著者
ユヴァル・ノア・ハラリ (Yuval Noah Harari)
歴史学者、哲学者。
1976年、イスラエル、ハイファ生まれ。
オックスフォード大学で中世史、軍事史を専攻して2020年に博士号を取得。現在、エルサレムのヘブライ大学で歴史学を教えるかたわら、2018年のダボス会議での基調講演など、世界中の聴衆にむけて講義や講演も行う。
著書『サピエンス全史』『ホモ・デウス』『21 Lessons』は、世界的なベストセラーとなっている。
本書の要点
- 要点1:いま人類が深刻な危機に直面しているのは、新型コロナウイルスのせいばかりではない。それは人間どうしの信頼の欠如のせいであり、決定的な闘いは人類そのもののなかで起きている。
- 要点2:私たちはいま、歴史が加速する時期に差しかかっている。今後2、3カ月の間に、途方もない規模の社会的・政治的実験が行われ、それが社会を根本的に変えるだろう。
- 要点3:私たちは2つの重要な選択を迫られている。第一の選択は「全体主義的監視か国民の権利拡大か」というもので、第二の選択は「ナショナリズムによる孤立かグローバルな団結か」というものだ。
本書の要約
人類は新型コロナウイルスといかに闘うべきか
感染症への本当の対抗手段
多くの人が新型コロナウイルスの大流行をグローバル化のせいにし、感染爆発がふたたび起こるのを防ぐためには、脱グローバル化するしかないと考えている。
しかし長期の孤立主義政策は、真の感染症対策にはならない。
むしろ正反対で、感染症の大流行への本当の対抗手段は、分離ではなく協力なのだ。
感染症はグローバル化時代のはるか以前から、膨大な人命を奪ってきた。
14世紀、ペストは10年そこそこで東アジアから西ヨーロッパまで広がり、ユーラシア大陸の人口の4分の1を超える人々が亡くなった。
1918年に流行したスペインかぜは、第一次世界大戦での戦死者を上回る人の命を奪った。
それ以降の100年間、人口の増加と交通の発達が相まって、人類は感染症に対してさらにぜい弱になったはずだ。
ところが実際には、感染症の発生率も影響も劇的に減少している。
最善の防衛手段は隔離ではなく情報
21世紀に感染症で亡くなる人の数は、石器時代以降のどの時期と比べても少ない。
これは、病原体に対して人間が持っている最善の防衛手段が、隔離ではなく情報であるためだ。

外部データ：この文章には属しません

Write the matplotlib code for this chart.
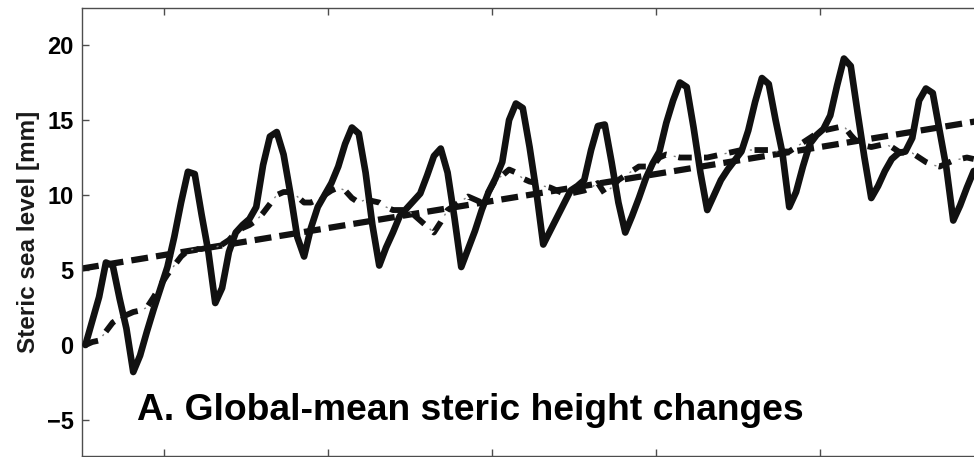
import matplotlib
matplotlib.use("Agg")
import matplotlib.pyplot as plt
import numpy as np

# monthly steric sea level [mm], month index from start of record
months = np.arange(131)
steric = [0.0, 1.6, 3.2, 5.5, 5.3, 3.1, 1.1, -1.8, -0.7, 0.9, 2.4, 3.8,
          5.2, 7.2, 9.5, 11.55, 11.4, 8.7, 6.2, 2.8, 3.8, 6.2, 7.5, 8.0,
          8.4, 9.2, 12.0, 13.9, 14.2, 12.7, 10.1, 7.2, 5.9, 7.8, 9.2, 10.0,
          10.8, 11.9, 13.4, 14.5, 14.1, 11.5, 8.0, 5.3, 6.5, 7.5, 8.6, 9.1,
          9.6, 10.1, 11.3, 12.6, 13.1, 11.5, 8.5, 5.2, 6.4, 7.6, 9.0, 10.2,
          11.1, 12.2, 15.0, 16.1, 15.8, 13.2, 10.2, 6.7, 7.6, 8.5, 9.4, 10.3,
          10.6, 11.0, 13.0, 14.6, 14.7, 12.2, 9.5, 7.5, 8.6, 9.8, 11.1, 12.1,
          12.9, 14.8, 16.3, 17.5, 17.2, 14.5, 11.5, 9.0, 10.0, 11.0, 11.7, 12.3,
          12.9, 14.3, 16.2, 17.8, 17.4, 15.0, 12.8, 9.2, 10.2, 11.9, 13.4, 14.0,
          14.4, 15.3, 17.3, 19.1, 18.6, 15.5, 12.5, 9.8, 10.6, 11.6, 12.4, 12.8,
          12.9, 13.8, 16.3, 17.1, 16.8, 14.3, 11.8, 8.3, 9.3, 10.5, 11.6]

# non-seasonal part
nonseasonal = [0.0, 0.2, 0.3, 0.9, 1.5, 1.8, 2.0, 2.2, 2.3, 2.5, 3.2, 4.0,
               4.7, 5.3, 5.9, 6.3, 6.4, 6.4, 6.5, 6.5, 6.7, 7.0, 7.5, 7.8,
               8.0, 8.3, 8.8, 9.4, 10.0, 10.2, 10.2, 9.9, 9.5, 9.5, 9.7, 10.0,
               10.3, 10.5, 10.3, 9.8, 9.5, 9.7, 9.6, 9.5, 9.2, 9.0, 9.0, 9.0,
               8.7, 8.3, 7.9, 7.5, 8.2, 9.0, 9.3, 9.6, 9.9, 9.7, 9.5, 10.2,
               11.0, 11.3, 11.7, 11.5, 11.1, 10.9, 10.8, 10.6, 10.5, 10.3, 10.1, 10.1,
               10.2, 10.3, 10.5, 10.8, 10.1, 10.5, 11.0, 11.3, 11.6, 11.9, 11.9, 11.9,
               12.5, 12.7, 12.6, 12.5, 12.5, 12.5, 12.5, 12.5, 12.6, 12.7, 12.8, 12.9,
               13.0, 13.0, 13.0, 13.0, 13.0, 12.9, 12.9, 12.9, 13.2, 13.5, 13.8, 14.1,
               14.3, 14.4, 14.5, 14.6, 14.0, 13.5, 13.3, 13.2, 13.3, 13.4, 13.2, 12.9,
               12.8, 12.8, 12.5, 12.2, 12.0, 11.9, 12.1, 12.3, 12.4, 12.5, 12.4]

# linear trend end points (years, mm)
trend_years = [0.0, 11.0]
trend_mm = [5.1, 15.0]

yticks = [-5, 0, 5, 10, 15, 20]
xticks = [1, 3, 5, 7, 9, 11]

years = (months + 0.5) / 12.0

fig = plt.figure(figsize=(9.74, 4.57), dpi=100)
ax = fig.add_axes([82 / 974, 1 / 457, 902 / 974, 448 / 457])

ax.plot(trend_years, trend_mm, color="#111111", lw=4.5,
        linestyle=(0, (2.7, 1.3)), solid_capstyle="butt", zorder=2)
ax.plot(years, nonseasonal, color="#111111", lw=4.2,
        linestyle=(0, (2.3, 2.1)), zorder=3)
ax.plot(years, nonseasonal, color="0.5", lw=1.0,
        linestyle=(4.0, (1.5, 17.0)), zorder=3)
ax.plot(years, steric, color="#111111", lw=4.8, solid_joinstyle="round",
        solid_capstyle="round", zorder=4)

ax.set_xlim(0, 11)
ax.set_ylim(-7.4, 22.47)
ax.set_xticks(xticks)
ax.set_yticks(yticks)
ax.set_xticklabels([])
ax.tick_params(direction="in", length=5, width=1, color="0.3",
               top=True, right=True, labelsize=17, pad=6)
for lab in ax.get_yticklabels():
    lab.set_fontweight("bold")
    lab.set_fontfamily("Liberation Sans")
for s in ax.spines.values():
    s.set_color("0.3")
    s.set_linewidth(1)

ax.set_ylabel("Steric sea level [mm]", fontsize=17.5, fontweight="bold",
              family="Liberation Sans", color="#1a1a1a", labelpad=5)

ax.text(0.67, -5.0, "A. Global-mean steric height changes", fontsize=26.8,
        fontweight="bold", family="Liberation Sans", va="baseline", ha="left")

fig.savefig("out.png", dpi=100)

20世紀には、世界中の科学者や医師や看護師が情報を共有し、感染症の流行の背後にあるメカニズムと、その対抗手段を突き止めるようになった。
天然痘は1967年の時点で1500万人が感染し、そのうち200万人が亡くなるような感染症であった。
しかし予防接種が世界中で推進されたことで、1979年には天然痘の根絶が確認され、世界保健機関が人類の勝利を宣言した。
この歴史は、現在の新型コロナウイルス感染症に対して、何を教えてくれるだろうか。
新型コロナウイルス感染症の意味
歴史が教えてくれるのは、国境を閉鎖し続けても自国を守るのは不可能であること、そして真に安全を確保するためには、信頼のおける科学的情報の共有とグローバルな団結が不可欠ということだ。
最も重要なのは、どこであれ一国における感染症の拡大が、全人類を危険にさらすということだ。
もし天然痘の予防接種を怠っていた国があったなら、ウイルスは変異し、人類全体を危機に陥れていただろう。
いま人類が深刻な危機に直面しているのは、新型コロナウイルスのせいばかりではなく、人間どうしの信頼の欠如のせいでもある。
もしこの感染症の大流行が人間の不和と不信を募らせるのなら、それはこのウイルスにとって最大の勝利となるだろう。
コロナ後の世界
「石鹸警察」はなぜ不要か
人類はグローバルな危機に直面している。それは私たちの世代にとって最大の危機かもしれない。
これから人々や政府が下す決定は、何年にもわたって世界の進む方向を定めるだろう。
この危機に臨むうえで、私たちは2つの重要な選択をつきつけられている。
第一の選択は「全体主義的監視か、それとも国民の権利拡大か」というものだ。
そして第二の選択は「ナショナリズムとそれに基づく孤立か、それともグローバルな団結か」というものである。